Still, though, whether it is 1 state or 49, what is the originalist justification for Brown that doesn’t also allow for Roe or Obergefell?

I thought you didn’t post here as a lawyer.

Is this some sort of gotcha? When I post on legal matters, obviously my experience as a lawyer is relevant. When I post on social issues or on movies and the like, I am generally only posting as an individual. In any event, why are you concerned with how I am posting?

I look forward to your response. I think textualist and originalist, even though adherents to each fiercely deny that they are one in the same, they are really both sides of the same coin.

If a textualist looks at a phrase like “equal protection of the laws” then that is no help. Nobody thinks that is an absolute argument such that children should be able to buy guns or cigarettes, or that a law forbidding drunken driving is unconstitutional because it lands harder on alcoholics than it does teetotalers. There must be some construction of those phrases, and the next step for any textualist would be to look at what the writers of those phrases intended.

If more canons of construction are needed, then fine, but the textualist or originalist will always say that any construction must be based on some principled and objectively reasoned ground that will always and forever forbid unelected justices or judges from gleaning from a high level of generality their own policy preferences and enacting them into law.

A study of the intention of the framers of the 14th Amendment shows unquestionably that they did not believe that such language prohibited segregated schools, anti-miscegenation laws, voting rights for women, or even voting rights for adult male blacks (if so, then the passage of the 15th Amendment two years later would have been wholly unnecessary, and Section 2 of the 14th Amendment explicitly allows states to deny votes to blacks but they suffer a reduction in representation). The framers further clearly did not have the slightest inkling that women were being protected at all.

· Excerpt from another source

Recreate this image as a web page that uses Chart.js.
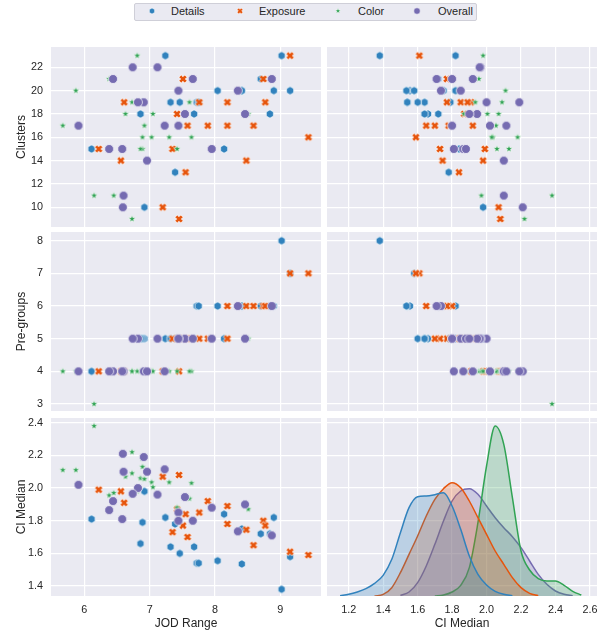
<!DOCTYPE html>
<html>
<head>
<meta charset="utf-8">
<script src="https://cdn.jsdelivr.net/npm/chart.js@4.4.1/dist/chart.umd.min.js"></script>
<style>
  body { margin: 0; background: #fff; width: 604px; height: 632px; position: relative; overflow: hidden;
         font-family: "Liberation Sans", Arial, sans-serif; color: #262626; }
  .panel { position: absolute; }
  .panel canvas { display: block; }
  #legend { position: absolute; left: 134px; top: 3px; width: 343px; height: 18px; box-sizing: border-box;
            background: #EAEAF2; border: 1px solid #cfcfd8; border-radius: 2px; }
  .leg-mark { position: absolute; }
  .leg-text { position: absolute; font-size: 11px; line-height: 13px; }
</style>
</head>
<body>
<div id="legend"></div>
<div id="panels"></div>
<script>
// ---- data ----
const hues = ["Details", "Exposure", "Color", "Overall"];
const hueColors = ["#3182bd", "#e6550d", "#31a354", "#756bb1"];

const detailsJod       = [6.11, 6.92, 6.89, 6.86, 7.24, 7.39, 7.32, 7.46, 7.68, 7.72, 7.75, 8.04, 8.14, 8.41, 8.41, 8.70, 8.84, 8.90, 9.15, 9.02];
const detailsClusters  = [15, 10, 19, 18, 23, 13, 19, 19, 18, 19, 19, 20, 15, 20, 20, 21, 18, 20, 20, 23];
const detailsPreGroups = [4, 5, 5, 5, 5, 5, 5, 5, 5, 6, 6, 6, 5, 6, 6, 6, 6, 6, 7, 8];
const detailsCiMedian  = [1.81, 1.98, 1.79, 1.66, 1.82, 1.78, 1.64, 1.60, 1.64, 1.54, 1.54, 1.555, 1.84, 1.535, 1.75, 1.72, 1.72, 1.82, 1.58, 1.38];

const exposureJod       = [6.22, 6.56, 6.61, 7.20, 7.45, 7.42, 7.55, 7.76, 7.51, 7.35, 7.58, 7.89, 8.19, 8.19, 8.48, 8.59, 8.74, 8.77, 9.15, 9.43];
const exposureClusters  = [15, 14, 19, 10, 9, 18, 13, 19, 21, 15, 17, 17, 19, 17, 14, 17, 21, 19, 23, 16];
const exposurePreGroups = [4, 4, 4, 4, 4, 5, 5, 5, 5, 5, 5, 5, 5, 6, 6, 6, 6, 6, 7, 7];
const exposureCiMedian  = [1.99, 1.98, 1.91, 2.07, 2.08, 1.87, 1.84, 1.85, 1.77, 1.73, 1.70, 1.92, 1.89, 1.78, 1.745, 1.65, 1.80, 1.77, 1.61, 1.59];

const colorJod       = [6.15, 5.67, 5.87, 6.73, 6.89, 6.73, 6.63, 6.86, 6.92, 7.03, 7.05, 7.30, 7.64, 6.38, 6.45, 6.81, 7.61, 7.42, 8.51, 6.89];
const colorClusters  = [11, 17, 20, 9, 15, 19, 18, 15, 17, 16, 18, 16, 16, 21, 11, 23, 19, 15, 18, 16];
const colorPreGroups = [3, 4, 4, 4, 4, 4, 4, 4, 4, 4, 4, 4, 4, 4, 4, 4, 4, 4, 5, 4];
const colorCiMedian  = [2.38, 2.11, 2.11, 2.22, 2.13, 2.09, 2.07, 2.06, 2.055, 2.035, 2.005, 2.035, 2.03, 1.955, 1.97, 1.98, 1.935, 1.88, 1.87, 2.18];

const overallJod       = [5.91, 6.59, 6.91, 6.60, 6.96, 7.23, 6.82, 6.74, 7.12, 6.44, 6.38, 6.58, 7.54, 7.44, 7.44, 7.66, 7.95, 8.46, 8.35, 8.87];
const overallClusters  = [17, 10, 19, 11, 14, 17, 19, 22, 22, 21, 15, 15, 18, 20, 17, 21, 15, 18, 20, 21];
const overallPreGroups = [4, 4, 4, 4, 4, 4, 5, 5, 5, 4, 4, 4, 5, 5, 5, 5, 5, 5, 6, 6];
const overallCiMedian  = [2.02, 2.21, 2.19, 2.10, 2.10, 2.115, 2.00, 1.965, 1.96, 1.92, 1.865, 1.81, 1.945, 1.85, 1.80, 1.80, 1.88, 1.90, 1.735, 1.71];

// kde curves on the diagonal, density read at these CI Median values
const kdeGrid = [1.10, 1.15, 1.20, 1.25, 1.30, 1.35, 1.40, 1.45, 1.50, 1.55, 1.60, 1.65, 1.70, 1.75, 1.80, 1.85,
                 1.90, 1.95, 2.00, 2.05, 2.10, 2.15, 2.20, 2.25, 2.30, 2.35, 2.40, 2.45, 2.50, 2.55, 2.60];
const detailsDensity  = [null, 0.01, 0.05, 0.12, 0.22, 0.38, 0.62, 1.10, 1.90, 2.65, 2.98, 3.00, 3.04, 3.10, 2.70, 2.00,
                         1.20, 0.65, 0.33, 0.14, 0.05, 0.01, null, null, null, null, null, null, null, null, null];
const exposureDensity = [null, null, null, null, null, 0.00, 0.05, 0.25, 0.70, 1.25, 1.80, 2.40, 2.90, 3.22, 3.40, 3.25,
                         2.85, 2.35, 1.85, 1.35, 0.95, 0.55, 0.25, 0.08, 0.01, null, null, null, null, null, null];
const colorDensity    = [null, null, null, null, null, null, null, null, null, null, null, null, 0.00, 0.03, 0.12, 0.32,
                         0.85, 2.20, 3.90, 5.10, 4.55, 2.95, 1.35, 0.78, 0.52, 0.45, 0.45, 0.32, 0.14, 0.03, null];
const overallDensity  = [null, null, null, null, null, null, null, null, 0.02, 0.12, 0.40, 0.90, 1.55, 2.25, 2.85, 3.15,
                         3.22, 3.05, 2.70, 2.35, 2.05, 1.78, 1.45, 1.05, 0.65, 0.35, 0.15, 0.05, 0.01, null, null];

const jodTicks = [6, 7, 8, 9];
const ciXTicks = [1.2, 1.4, 1.6, 1.8, 2.0, 2.2, 2.4, 2.6];
const ciYTicks = [1.4, 1.6, 1.8, 2.0, 2.2, 2.4];
const clusterTicks = [10, 12, 14, 16, 18, 20, 22];
const preGroupTicks = [3, 4, 5, 6, 7, 8];

// ---- style / layout ----
const TEXT = "#262626";
Chart.defaults.font.family = "'Liberation Sans', Arial, sans-serif";
Chart.defaults.color = TEXT;
Chart.defaults.animation = false;

const series = [
  { label: hues[0], color: hueColors[0], shape: "hexagon", jod: detailsJod, clusters: detailsClusters, pre: detailsPreGroups, ci: detailsCiMedian, density: detailsDensity },
  { label: hues[1], color: hueColors[1], shape: "x", jod: exposureJod, clusters: exposureClusters, pre: exposurePreGroups, ci: exposureCiMedian, density: exposureDensity },
  { label: hues[2], color: hueColors[2], shape: "star", jod: colorJod, clusters: colorClusters, pre: colorPreGroups, ci: colorCiMedian, density: colorDensity },
  { label: hues[3], color: hueColors[3], shape: "circle", jod: overallJod, clusters: overallClusters, pre: overallPreGroups, ci: overallCiMedian, density: overallDensity }
];

const MARK_R = { hexagon: 4.2, x: 4.1, star: 3.7, circle: 4.5 };

function markerCanvas(shape, color, scale) {
  const c = document.createElement("canvas");
  c.width = 14; c.height = 14;
  const g = c.getContext("2d");
  const r = MARK_R[shape] * scale;
  g.translate(7, 7);
  g.beginPath();
  if (shape === "circle") g.arc(0, 0, r, 0, Math.PI * 2);
  else if (shape === "hexagon") {
    for (let k = 0; k < 6; k++) { const a = -Math.PI / 2 + k * Math.PI / 3; g.lineTo(r * Math.cos(a), r * Math.sin(a)); }
  } else if (shape === "star") {
    for (let k = 0; k < 10; k++) { const a = -Math.PI / 2 + k * Math.PI / 5; const rr = k % 2 ? r * 0.42 : r; g.lineTo(rr * Math.cos(a), rr * Math.sin(a)); }
  } else {
    const w = r * 0.4;
    g.rotate(Math.PI / 4);
    [[-w, -r], [w, -r], [w, -w], [r, -w], [r, w], [w, w], [w, r], [-w, r], [-w, w], [-r, w], [-r, -w], [-w, -w]]
      .forEach(p => g.lineTo(p[0], p[1]));
  }
  g.closePath();
  g.fillStyle = color; g.fill();
  g.strokeStyle = "#fff"; g.lineWidth = (shape === "star" ? 0.5 : 0.7) * scale; g.stroke();
  return c;
}

const panelBg = {
  id: "panelBg",
  beforeDraw(chart) {
    const { ctx, chartArea: a } = chart;
    ctx.save();
    ctx.fillStyle = "#EAEAF2";
    ctx.fillRect(a.left, a.top, a.right - a.left, a.bottom - a.top);
    ctx.restore();
  }
};

const oneDec = v => v.toFixed(1);
const plain = v => String(v);
const VARS = {
  jod:      { title: "JOD Range",  min: 5.49,  max: 9.623, ticks: jodTicks,      fmt: plain },
  ciX:      { title: "CI Median",  min: 1.074, max: 2.641, ticks: ciXTicks,      fmt: oneDec },
  clusters: { title: "Clusters",   min: 8.31,  max: 23.74, ticks: clusterTicks,  fmt: plain },
  pre:      { title: "Pre-groups", min: 2.786, max: 8.266, ticks: preGroupTicks, fmt: plain },
  ciY:      { title: "CI Median",  min: 1.339, max: 2.429, ticks: ciYTicks,      fmt: oneDec }
};

const COLS = [{ left: 0, width: 322, yAxis: 51, padRight: 1 }, { left: 327, width: 277, yAxis: 0, padRight: 7 }];
const ROWS = [{ top: 47, height: 180, xAxis: 0 }, { top: 232, height: 179, xAxis: 0 }, { top: 418, height: 214, xAxis: 36 }];

function axis(v, position, size) {
  const show = size > 0;
  const left = position === "left";
  return {
    type: "linear", position, min: v.min, max: v.max,
    grid: { color: "#ffffff", lineWidth: 1.2, drawTicks: false },
    border: { display: false },
    ticks: { display: show, padding: left ? 8 : 8, font: { size: 10.8 }, color: TEXT, callback: v.fmt },
    title: { display: show, text: v.title, font: { size: 12 }, color: TEXT,
             padding: left ? { top: 14, bottom: 0 } : { top: 0, bottom: 1 } },
    afterBuildTicks: s => { s.ticks = v.ticks.map(t => ({ value: t })); },
    afterFit: s => {
      if (left) s.width = size; else s.height = size;
      s.paddingTop = 0; s.paddingBottom = 0; s.paddingLeft = 0; s.paddingRight = 0;
    }
  };
}

const PANELS = [
  { col: 0, row: 0, x: "jod", y: "clusters" },
  { col: 1, row: 0, x: "ci",  y: "clusters" },
  { col: 0, row: 1, x: "jod", y: "pre" },
  { col: 1, row: 1, x: "ci",  y: "pre" },
  { col: 0, row: 2, x: "jod", y: "ci" },
  { col: 1, row: 2, kde: true }
];

const holder = document.getElementById("panels");
PANELS.forEach(p => {
  const col = COLS[p.col], row = ROWS[p.row];
  const div = document.createElement("div");
  div.className = "panel";
  div.style.left = col.left + "px"; div.style.top = row.top + "px";
  const cv = document.createElement("canvas");
  cv.width = col.width; cv.height = row.height;
  div.appendChild(cv);
  holder.appendChild(div);

  const xVar = p.col === 0 ? VARS.jod : VARS.ciX;
  const yVar = p.row === 0 ? VARS.clusters : p.row === 1 ? VARS.pre : VARS.ciY;
  const scales = { x: axis(xVar, "bottom", row.xAxis), y: axis(yVar, "left", col.yAxis) };

  let type, datasets;
  if (p.kde) {
    type = "line";
    scales.yd = { type: "linear", display: false, min: 0, max: 5.34 };
    datasets = series.map(s => ({
      label: s.label,
      data: kdeGrid.map((x, k) => ({ x, y: s.density[k] })),
      yAxisID: "yd",
      borderColor: s.color, borderWidth: 1.5,
      backgroundColor: s.color + "40",
      fill: "origin", pointRadius: 0,
      cubicInterpolationMode: "monotone"
    }));
  } else {
    type = "scatter";
    datasets = series.map((s, i) => ({
      label: s.label,
      data: s[p.x].map((v, k) => ({ x: v, y: s[p.y][k] })),
      pointStyle: markerCanvas(s.shape, s.color, 1),
      pointRadius: 4, pointHoverRadius: 4,
      order: series.length - i
    }));
  }

  new Chart(cv, {
    type,
    data: { datasets },
    options: {
      responsive: false,
      events: [],
      layout: { autoPadding: false, padding: { left: 0, right: col.padRight, top: 0, bottom: 0 } },
      plugins: { legend: { display: false }, tooltip: { enabled: false } },
      scales
    },
    plugins: [panelBg]
  });
});

// legend
const LEGEND_MARK_X = [17, 105, 203, 282];
const LEGEND_TEXT_X = [36, 124, 223, 303];
const legend = document.getElementById("legend");
series.forEach((s, i) => {
  const m = markerCanvas(s.shape, s.color, 0.72);
  m.className = "leg-mark";
  m.style.left = (LEGEND_MARK_X[i] - 7) + "px";
  m.style.top = "0px";
  legend.appendChild(m);
  const t = document.createElement("span");
  t.className = "leg-text";
  t.style.left = LEGEND_TEXT_X[i] + "px";
  t.style.top = "1px";
  t.textContent = s.label;
  legend.appendChild(t);
});
</script>
</body>
</html>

This would seem to foreclose any originalist or textualist from entertaining the idea that these things are protected by the Constitution.

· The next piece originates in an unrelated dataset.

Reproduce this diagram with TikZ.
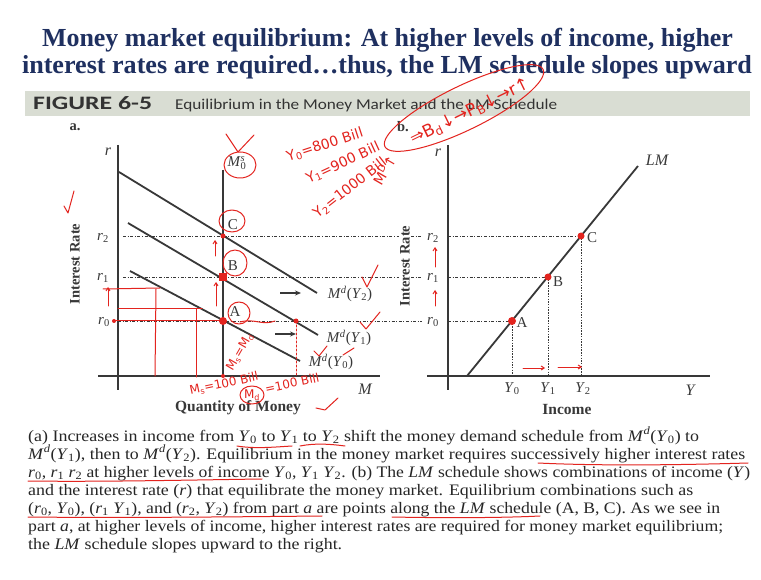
\documentclass[tikz,border=0pt]{standalone}
\usepackage{fontspec}
\setmainfont{Liberation Serif}
\newfontfamily\carl{Carlito}
\newfontfamily\djs{DejaVu Sans}
\usetikzlibrary{arrows.meta}
\definecolor{navy}{HTML}{1F3060}
\definecolor{barc}{HTML}{D9DDD3}
\definecolor{ink}{HTML}{383838}
\definecolor{pen}{HTML}{E3241F}
\newcommand\fitto[2]{\setbox0\hbox{#2}\pgfmathsetmacro\fitfac{#1/\the\wd0}\scalebox{\fitfac}[1]{\box0}}
\newcommand\Md[1]{\textit{M}\textsuperscript{\textit{d}}(\textit{Y}\textsubscript{#1})}
\newcommand\Ys[1]{\textit{Y}\textsubscript{#1}}
\newcommand\rs[1]{\textit{r}\textsubscript{#1}}
\begin{document}
\begin{tikzpicture}[x=1pt,y=-1pt,
 ax/.style={draw=ink, line width=1.3pt},
 curve/.style={draw=ink, line width=1.8pt},
 lvl/.style={draw=ink, line width=0.8pt, dash pattern=on 3pt off 1.6pt on 1pt off 1.6pt},
 drop/.style={draw=ink, line width=0.8pt, dash pattern=on 1.5pt off 1.2pt},
 lab/.style={inner sep=0pt, font=\fontsize{15}{16}\selectfont, text=ink},
 axt/.style={inner sep=0pt, font=\bfseries\fontsize{14.5}{16}\selectfont, text=ink},
 ttl/.style={inner sep=0pt, anchor=base, font=\bfseries\fontsize{26}{28}\selectfont, text=navy},
 captxt/.style={inner sep=0pt, anchor=base west, font=\fontsize{16}{18}\selectfont, text=black!85},
 hand/.style={draw=pen, line width=1pt, line cap=round, line join=round},
 hw/.style={inner sep=0pt, text=pen, font=\djs\fontsize{14}{14}\selectfont},
 rdot/.style={fill=pen},
 blk/.style={-{Stealth[length=6pt,width=5pt]}, draw=ink, line width=1.2pt},
 rarr/.style={hand, -{Straight Barb[length=3pt,width=4pt]}},
]
\useasboundingbox (0,0) rectangle (761,580);
\fill[white] (0,0) rectangle (761,580);

% ---------- title ----------
\node[ttl] (t1) at (387.5,47) {\fitto{691}{Money market equilibrium: At higher levels of income, higher}};
\node[ttl] (t2) at (387,74) {\fitto{730}{interest rates are required…thus, the LM schedule slopes upward}};

% ---------- figure bar ----------
\node[fill=barc, minimum width=725, minimum height=25, anchor=north west, inner sep=0pt] (bar) at (25,91) {};
\node[inner sep=0pt, anchor=base west, font=\carl\bfseries\fontsize{19}{20}\selectfont, text=black!80] (fig) at (33,110) {\fitto{119}{FIGURE 6-5}};
\node[inner sep=0pt, anchor=base west, font=\carl\fontsize{15}{16}\selectfont, text=black!80] (figt) at (175,110) {\fitto{382}{Equilibrium in the Money Market and the LM Schedule}};

% ---------- panel a ----------
\node[axt] (pa) at (75,127) {a.};
\node[axt, rotate=90] (ira) at (75,264) {Interest Rate};
\coordinate (aTop) at (118,145); \coordinate (aBot) at (118,390);
\coordinate (aL) at (98,376); \coordinate (aR) at (380,376);
\draw[ax] (aTop) -- (aBot);
\draw[ax] (aL) -- (aR);
\node[lab, font=\itshape\fontsize{16}{16}\selectfont] (ra) at (108,152) {r};
\node[lab, font=\itshape\fontsize{16}{16}\selectfont] (Ma) at (365,389) {M};
\node[axt, font=\bfseries\fontsize{15.5}{16}\selectfont] (qm) at (238,408) {Quantity of Money};

\coordinate (C) at (223,236); \coordinate (B) at (223,277); \coordinate (A) at (223,321);
\coordinate (msT) at (223,170); \coordinate (msB) at (223,376);
\draw[ax] (msT) -- (msB);
\node[lab] (ms) at (237,163) {\textit{M}\rlap{\textsuperscript{\textit{s}}}\textsubscript{0}};

\draw[lvl] (123,236) -- (422,236);
\draw[lvl] (123,277) -- (422,277);
\draw[lvl] (118,321) -- (422,321);
\node[lab] (r2a) at (103,238) {\rs{2}};
\node[lab] (r1a) at (103,278) {\rs{1}};
\node[lab] (r0a) at (104,322) {\rs{0}};

\coordinate (d2s) at (119,172); \coordinate (d2e) at (317,293);
\coordinate (d1s) at (128,223); \coordinate (d1e) at (318,335);
\coordinate (d0s) at (130,271); \coordinate (d0e) at (300,361);
\draw[curve] (d2s) -- (d2e);
\draw[curve] (d1s) -- (d1e);
\draw[curve] (d0s) -- (d0e);
\node[lab] (l2) at (350,294) {\Md{2}};
\node[lab] (l1) at (349,338) {\Md{1}};
\node[lab] (l0) at (331,362) {\Md{0}};
\coordinate (a2s) at (280,293); \coordinate (a2e) at (301,293);
\coordinate (a1s) at (275,334); \coordinate (a1e) at (296,334);
\draw[blk] (a2s) -- (a2e);
\draw[blk] (a1s) -- (a1e);
\node[lab] (Cl) at (233,225) {C};
\node[lab] (Bl) at (233,266) {B};
\node[lab] (Al) at (235,312) {A};

% ---------- panel b ----------
\node[axt] (pb) at (403,127) {b.};
\node[axt, rotate=90, fill=white, inner sep=1pt] (irb) at (405,266) {Interest Rate};
\coordinate (bTop) at (448,145); \coordinate (bBot) at (448,390);
\coordinate (bL) at (427,376); \coordinate (bR) at (710,376);
\draw[ax] (bTop) -- (bBot);
\draw[ax] (bL) -- (bR);
\node[lab, font=\itshape\fontsize{16}{16}\selectfont] (rb) at (438,153) {r};
\node[lab, font=\itshape\fontsize{16}{16}\selectfont] (Yb) at (690,390) {Y};
\node[axt, font=\bfseries\fontsize{15.5}{16}\selectfont] (inc) at (567,409) {Income};
\coordinate (lmS) at (467,376); \coordinate (lmE) at (638,166);
\draw[curve] (lmS) -- (lmE);
\node[lab, font=\itshape\fontsize{16}{16}\selectfont] (LM) at (657,160) {LM};
\coordinate (bA) at (512,321); \coordinate (bB) at (548,277); \coordinate (bC) at (581,236);
\coordinate (bA0) at (512,376); \coordinate (bB0) at (548,376); \coordinate (bC0) at (581,376);
\draw[lvl] (448,236) -- (bC);
\draw[lvl] (448,277) -- (bB);
\draw[lvl] (448,321) -- (bA);
\draw[drop] (bA) -- (bA0);
\draw[drop] (bB) -- (bB0);
\draw[drop] (bC) -- (bC0);
\node[lab] (r2b) at (433,238) {\rs{2}};
\node[lab] (r1b) at (433,278) {\rs{1}};
\node[lab] (r0b) at (433,322) {\rs{0}};
\node[lab] (Y0b) at (512,389) {\Ys{0}};
\node[lab] (Y1b) at (548,389) {\Ys{1}};
\node[lab] (Y2b) at (583,389) {\Ys{2}};
\node[lab] (Cb) at (592,238) {C};
\node[lab] (Bb) at (558,282) {B};
\node[lab] (Ab) at (522,323) {A};

% ---------- caption ----------
\node[captxt] (c1) at (28,441) {\fitto{671}{(a) Increases in income from \Ys{0} to \Ys{1} to \Ys{2} shift the money demand schedule from \Md{0} to}};
\node[captxt] (c2) at (28,459) {\fitto{717}{\Md{1}, then to \Md{2}. Equilibrium in the money market requires successively higher interest rates}};
\node[captxt] (c3) at (28,477) {\fitto{722}{\rs{0}, \rs{1} \rs{2} at higher levels of income \Ys{0}, \Ys{1} \Ys{2}. (b) The \textit{LM} schedule shows combinations of income (\textit{Y})}};
\node[captxt] (c4) at (28,495) {\fitto{665}{and the interest rate (\textit{r}) that equilibrate the money market. Equilibrium combinations such as}};
\node[captxt] (c5) at (28,513) {\fitto{692}{(\rs{0}, \Ys{0}), (\rs{1} \Ys{1}), and (\rs{2}, \Ys{2}) from part \textit{a} are points along the \textit{LM} schedule (A, B, C). As we see in}};
\node[captxt] (c6) at (28,531) {\fitto{695}{part \textit{a}, at higher levels of income, higher interest rates are required for money market equilibrium;}};
\node[captxt] (c7) at (28,549) {\fitto{314}{the \textit{LM} schedule slopes upward to the right.}};

% ---------- red handwriting ----------
\draw[hand, rotate around={26:(464,108)}] (464,108) ellipse [x radius=88, y radius=22];
\node[hw, rotate=26, font=\djs\fontsize{17}{17}\selectfont] (chain) at (470,112) {⇒B\textsubscript{d}↓→P\textsubscript{B}↓→r↑};
\node[hw, rotate=18] (h0) at (325,145) {Y\textsubscript{0}=800 Bill};
\node[hw, rotate=25] (h1) at (343,163) {Y\textsubscript{1}=900 Bill};
\node[hw, rotate=38] (h2) at (350,188) {Y\textsubscript{2}=1000 Bill};
\node[hw, rotate=60] (hmd) at (384,170) {M\textsuperscript{D}↑};
\draw[hand] (64,206) -- (68,213) -- (74,191);
\draw[hand] (226,134) -- (238,152) -- (254,135);
\draw[hand] (362,277) -- (367,287) -- (378,265);
\draw[hand] (360,322) -- (366,329) -- (380,312);
\draw[hand] (314,351) -- (319,356) -- (327,346);
\draw[hand] (343,355) -- (354,348);
\draw[hand] (316,408) -- (325,410) -- (338,398);
\draw[hand] (240,165) ellipse [x radius=16, y radius=13];
\draw[hand] (232,221) ellipse [x radius=13, y radius=11];
\draw[hand] (235,263) ellipse [x radius=12, y radius=13];
\draw[hand] (239,313) ellipse [x radius=11, y radius=11];
\draw[hand] (103,289) -- (160,288);
\draw[hand] (156,289) -- (155,376);
\draw[hand] (118,309) -- (202,309);
\draw[hand] (196,309) -- (196,377);
\draw[hand] (114,321) -- (A);
\draw[hand] (240,322) .. controls (255,318) and (262,326) .. (275,321);
\draw[hand, dash pattern=on 2pt off 2pt] (296,321) -- (296,376);
\draw[rarr] (108,306) -- (108,287);
\draw[rarr] (216,306) -- (216,282);
\draw[rarr] (215,256) -- (215,240);
\fill[rdot] (A) circle [radius=4];
\fill[rdot] (B) ++(-4,-4) rectangle ++(8,8);
\fill[rdot] (C) circle [radius=2.5];
\fill[rdot] (msB) circle [radius=2];
\fill[rdot] (296,321) circle [radius=2.5];
\fill[rdot] (114,321) circle [radius=2];
\node[hw, rotate=60, font=\djs\fontsize{12}{12}\selectfont] (msmd) at (240,352) {M\textsubscript{s}=M\textsubscript{d}};
\node[hw, rotate=12, font=\djs\fontsize{12}{12}\selectfont] (ms100) at (224,384) {M\textsubscript{s}=100 Bill};
\node[hw, font=\djs\fontsize{12}{12}\selectfont] (md) at (252,395) {M\textsubscript{d}};
\draw[hand] (252,395) ellipse [x radius=12, y radius=9];
\node[hw, rotate=12, font=\djs\fontsize{12}{12}\selectfont] (md100) at (292,383) {=100 Bill};
\draw[rarr] (435,267) -- (435,247);
\draw[rarr] (435,306) -- (435,290);
\draw[rarr] (523,368) -- (545,368);
\draw[rarr] (558,367) -- (582,367);
\fill[rdot] (bA) circle [radius=4];
\fill[rdot] (bB) circle [radius=3.5];
\fill[rdot] (bC) circle [radius=3.5];
\draw[hand] (237,446) .. controls (255,449) and (275,447) .. (292,446);
\draw[hand] (300,446) .. controls (315,443) and (330,444) .. (345,446);
\draw[hand] (538,463) .. controls (600,466) and (680,465) .. (748,463);
\draw[hand] (28,481) .. controls (100,482) and (190,480) .. (262,479);
\draw[hand] (28,517) .. controls (120,518) and (220,517) .. (322,516);
\draw[hand] (392,517) .. controls (440,518) and (500,518) .. (540,516);
\end{tikzpicture}
\end{document}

In Lawrence, Scalia dissented by stating:

As much as we all might agree with this sentiment that any law which mentions race or has a discriminatory purpose should rise to strict scrutiny, such a thing is completely undercut by the text of Section 2 of the Fourteenth Amendment and almost universally disavowed by the framers and the public at the time. The Supreme Court early after the passage of the 14th held in Pace v. Alabama that anti-miscegenation laws were okay, in Miner v. Happersett that prohibiting women from voting was okay, and in Plessy that segregation was fine.

Against this background, no originalist could say what Scalia did with a straight face…that is unless he cheats by saying, as he has, that the Fourteenth and the Thirteenth combine together to outlaw racial based laws whether the public or the framers understood them to do so or not.

When he does that, he cannot criticize other Justices for finding a right to abortion, same sex marriage, or sodomy. If he is allowed to apply his personal preferences, then why not other Justices?

You said on June 16:When I post here, I am doing so as some guy who likes to come here for entertainment and/or education. I am not posting here as a lawyer.

Scalia hedged his philosophy by saying that he was a textualist and an orginalist, if I remember what Bricker would tell us. So I would guess he’s defending Brown on textualism grounds, not originalism.

Loving, I dont know. Brown fits, saying the plain text of the Thirteenth and Fourteenth outlawed segregation. But where does Loving come from, in a textualist point of view?

I tend ultimately to agree with iiandyiiii. Ultimately judges make decisions based on their own values, and then write their justifications. That’s why their political views are important.

And he still is not. He is not handing out legal advice. He’s discussing the law, sure, but in the same way you or I can and do.